Mutations and Behavior Changes
Jinks went forward with the restructured course, teaching undergraduates how to make strong connections between the bedside and bench. Some students did so literally, by going to the clinic to meet patients and taking that experience back to the lab. Independent study student Rebecca Willert, for example, studied a Mennonite family in which five members displayed a form of intellectual disability characterized by learning delays. Through gene mapping and sequencing of family members’ genomes, the clinic team had come up with a single gene as the possible culprit. Puffenberger handed over that information to Willert, in addition to—with the patients’ consent—medical records data detailing symptoms and onset.
By searching bioinformatic databases, Willert hypothesized that the normal gene, called CRADD, regulates how brain cells sprout and maintain proper connections. Her cellular studies showed that the mutated version of CRADD found in the Mennonite family alters the ability of the CRADD protein to interact with other proteins necessary to initiate programmed cell death. Thus, her findings offered a potential reason for the patients’ cognitive and learning deficits.

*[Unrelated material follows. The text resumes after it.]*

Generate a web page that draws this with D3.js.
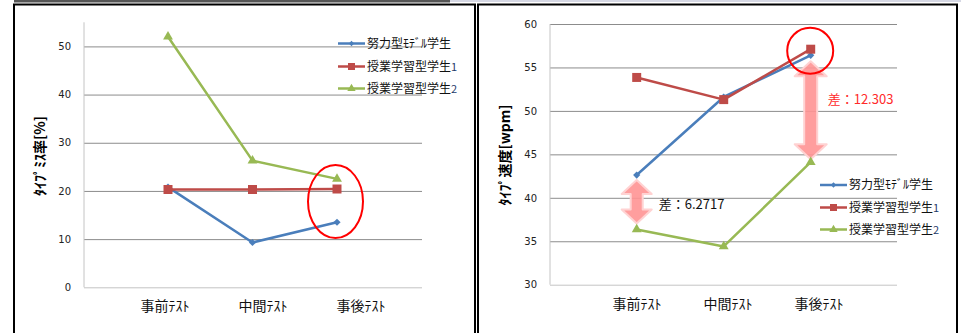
<!DOCTYPE html>
<html>
<head>
<meta charset="utf-8">
<script src="https://cdn.jsdelivr.net/npm/d3@7"></script>
<style>
  body { margin: 0; background: #fff; }
  text { font-family: "Noto Sans CJK JP", sans-serif; }
</style>
</head>
<body>
<div id="my_dataviz"></div>
<script>
// 1. Data
const tests = ["事前ﾃｽﾄ", "中間ﾃｽﾄ", "事後ﾃｽﾄ"];
const seriesNames = ["努力型ﾓﾃﾞﾙ学生", "授業学習型学生", "授業学習型学生"];
const seriesSuffix = ["", "1", "2"];

const missModel = [20.8, 9.3, 13.5];
const missClass1 = [20.3, 20.3, 20.4];
const missClass2 = [52.0, 26.3, 22.5];
const missTicks = [0, 10, 20, 30, 40, 50];

const speedModel = [42.62, 51.6, 56.4];
const speedClass1 = [53.85, 51.3, 57.1];
const speedClass2 = [36.35, 34.4, 44.1];
const speedTicks = [30, 35, 40, 45, 50, 55, 60];

const diffLabels = ["差：6.2717", "差：12.303"];

// 2. Colours (Excel 2007 defaults)
const color = d3.scaleOrdinal()
  .domain([0, 1, 2])
  .range(["#4a7ebb", "#be4b48", "#98b954"]);
const symbols = [d3.symbolSquare, d3.symbolSquare, d3.symbolTriangle];

// 3. SVG
const svg = d3.select("#my_dataviz")
  .append("svg")
  .attr("width", 961)
  .attr("height", 333);

// sheet artefacts along the top edge
svg.append("rect").attr("x", 14).attr("y", 0).attr("width", 436).attr("height", 2.5).attr("fill", "#555");
svg.append("rect").attr("x", 450).attr("y", 0).attr("width", 511).attr("height", 2).attr("fill", "#d6d8e4");

// panel frames
[[14, 475], [478, 957]].forEach(([x0, x1]) => {
  svg.append("path")
    .attr("d", `M${x0},340V4.5H${x1}V340`)
    .attr("fill", "none")
    .attr("stroke", "#000")
    .attr("stroke-width", 2);
});

// 4. One chart panel
function drawPanel(opt) {
  const g = svg.append("g");

  const y = d3.scaleLinear().domain(opt.domain).range([opt.bottom, opt.top]);
  const x = d3.scalePoint().domain(tests).range(opt.pointRange);
  const xLabel = d3.scalePoint().domain(tests).range(opt.labelRange);

  // gridlines + tick labels
  const axis = g.append("g")
    .attr("transform", `translate(${opt.left}, 0)`)
    .call(d3.axisLeft(y).tickValues(opt.ticks).tickSize(-(opt.right - opt.left)).tickPadding(13));
  axis.select(".domain").remove();
  axis.selectAll(".tick line")
    .attr("stroke", (d) => d === opt.domain[0] ? "#c4c4c4" : "#8c8c8c");
  axis.selectAll(".tick text")
    .style("font-family", "'DejaVu Sans', sans-serif")
    .style("font-size", "10px")
    .attr("fill", "#222");

  // y axis line
  g.append("line")
    .attr("x1", opt.left).attr("x2", opt.left)
    .attr("y1", y(opt.domain[1])).attr("y2", y(opt.domain[0]))
    .attr("stroke", "#c4c4c4");

  // category labels
  g.selectAll(".cat")
    .data(tests)
    .enter()
    .append("text")
    .attr("x", (d) => xLabel(d))
    .attr("y", opt.bottom + 24)
    .attr("text-anchor", "middle")
    .style("font-size", "14px")
    .attr("fill", "#111")
    .text((d) => d);

  // y title
  g.append("text")
    .attr("transform", `translate(${opt.titleX}, ${opt.titleY}) rotate(-90)`)
    .attr("text-anchor", "middle")
    .attr("dy", "0.35em")
    .style("font-size", "14px")
    .style("font-weight", "bold")
    .text(opt.title);

  // extra drawings behind the lines
  if (opt.under) opt.under(g, x, y);

  // series lines + markers
  const line = d3.line().x((d, i) => x(tests[i])).y((d) => y(d));
  opt.series.forEach((vals, s) => {
    g.append("path")
      .datum(vals)
      .attr("d", line)
      .attr("fill", "none")
      .attr("stroke", color(s))
      .attr("stroke-width", 2.5)
      .attr("stroke-linejoin", "round");
  });
  [0, 2, 1].forEach((s) => {
    g.selectAll(".mk" + s)
      .data(opt.series[s])
      .enter()
      .append("path")
      .attr("d", d3.symbol(symbols[s], s === 0 ? 26 : s === 1 ? 81 : 42))
      .attr("transform", (d, i) => `translate(${x(tests[i])}, ${y(d)})` + (s === 0 ? " rotate(45)" : ""))
      .attr("fill", color(s));
  });

  // legend
  seriesNames.forEach((name, s) => {
    const ly = opt.legendY[s];
    g.append("line")
      .attr("x1", opt.legendX).attr("x2", opt.legendX + 27)
      .attr("y1", ly).attr("y2", ly)
      .attr("stroke", color(s))
      .attr("stroke-width", 2.5);
    g.append("path")
      .attr("d", d3.symbol(symbols[s], s === 0 ? 14 : s === 1 ? 49 : 30))
      .attr("transform", `translate(${opt.legendX + 13.5}, ${ly})` + (s === 0 ? " rotate(45)" : ""))
      .attr("fill", color(s));
    const t = g.append("text")
      .attr("x", opt.legendX + 29)
      .attr("y", ly)
      .attr("dy", "0.36em")
      .style("font-size", "12px")
      .attr("fill", "#111")
      .text(name);
    t.append("tspan").attr("fill", "#1f3a6a").style("font-size", "11px").text(seriesSuffix[s]);
  });

  if (opt.over) opt.over(g, x, y);
}

// 5. Left: typing error rate
drawPanel({
  domain: [0, 55], ticks: missTicks,
  top: 22.3, bottom: 287.3, left: 84, right: 422,
  pointRange: [168, 337], labelRange: [165, 361],
  title: "ﾀｲﾌﾟﾐｽ率[%]", titleX: 40, titleY: 156,
  series: [missModel, missClass1, missClass2],
  legendX: 338, legendY: [43.5, 66.5, 88.5],
  over: (g, x, y) => {
    g.append("ellipse")
      .attr("cx", x(tests[2]) - 1.5)
      .attr("cy", y((missClass2[2] + missModel[2]) / 2) + 1)
      .attr("rx", 27.5).attr("ry", 36.5)
      .attr("fill", "none")
      .attr("stroke", "#f00")
      .attr("stroke-width", 2);
  }
});

// 6. Right: typing speed, with difference arrows
function doubleArrow(g, cx, y1, y2, headW, shaftW, headL) {
  const h = headW / 2, s = shaftW / 2;
  g.append("path")
    .attr("d", `M${cx},${y1}L${cx + h},${y1 + headL}L${cx + s},${y1 + headL}L${cx + s},${y2 - headL}` +
      `L${cx + h},${y2 - headL}L${cx},${y2}L${cx - h},${y2 - headL}L${cx - s},${y2 - headL}` +
      `L${cx - s},${y1 + headL}L${cx - h},${y1 + headL}Z`)
    .attr("fill", "#ff9494")
    .attr("fill-opacity", 0.9)
    .attr("stroke", "#ffd2d2")
    .attr("stroke-width", 2)
    .attr("stroke-linejoin", "round");
}

drawPanel({
  domain: [30, 60], ticks: speedTicks,
  top: 24, bottom: 284.7, left: 550, right: 897,
  pointRange: [636.7, 810.7], labelRange: [637, 819],
  title: "ﾀｲﾌﾟ速度[wpm]", titleX: 505, titleY: 155,
  series: [speedModel, speedClass1, speedClass2],
  legendX: 820, legendY: [185, 207.5, 229.5],
  under: (g, x, y) => {
    doubleArrow(g, x(tests[0]), y(speedModel[0]) + 5, y(speedClass2[0]) - 6, 30, 12, 14);
    doubleArrow(g, x(tests[2]), y(speedModel[2]) + 6, y(speedClass2[2]) - 3, 32, 13, 15);
  },
  over: (g, x, y) => {
    g.append("text")
      .attr("x", x(tests[0]) + 22)
      .attr("y", y((speedModel[0] + speedClass2[0]) / 2) + 2)
      .attr("dy", "0.36em")
      .style("font-size", "13px")
      .attr("fill", "#111")
      .text(diffLabels[0]);
    g.append("text")
      .attr("x", x(tests[2]) + 17)
      .attr("y", 99)
      .attr("dy", "0.36em")
      .style("font-size", "13px")
      .attr("fill", "#ff2a2a")
      .text(diffLabels[1]);
    g.append("circle")
      .attr("cx", x(tests[2]) - 0.5)
      .attr("cy", y(speedClass1[2]) + 1.5)
      .attr("r", 23)
      .attr("fill", "none")
      .attr("stroke", "#f00")
      .attr("stroke-width", 2);
  }
});
</script>
</body>
</html>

"The critical thinking involved, thinking of these things as puzzles, has been captivating."
NATHAN ACHILLY
With Strauss and team, Willert shared her scientific sleuthing story with the family and at the annual meeting of the Society for Neuroscience in Washington, D.C., in November 2011.
“We were looking for answers to whatever would cause this,” says family member Geneva Martin, whose three sons, brother-in-law, and sister-in-law are affected. “It helps just to know.”
Willert says that meeting the family helped her gain a better focus in the lab. “I could put a name and face on what I had been studying for so long,” she says, “and actually see the kids and how they interacted.”
Now she can imagine how a mutation in a nerve cell might translate into the behavioral changes that she saw. It also helped her better design the experiments that she conducted this past summer when she was hired by the clinic team to continue her work.
Shaking off those first-day jitters, Achilly took to the project as well. After two years uncovering how a mutation in an enzyme involved in protein synthesis might cause Usher syndrome type IIIB, characterized by hearing loss and progressive vision loss, Achilly, who graduated in May, has expanded his sights beyond a medical degree. He now plans to pursue an M.D.,Ph.D. in translational neuroscience.
“The two years of experience that I gained from Rob’s lab have changed my life in many ways,” he says. “The critical thinking involved, thinking of these things as puzzles, has been captivating.”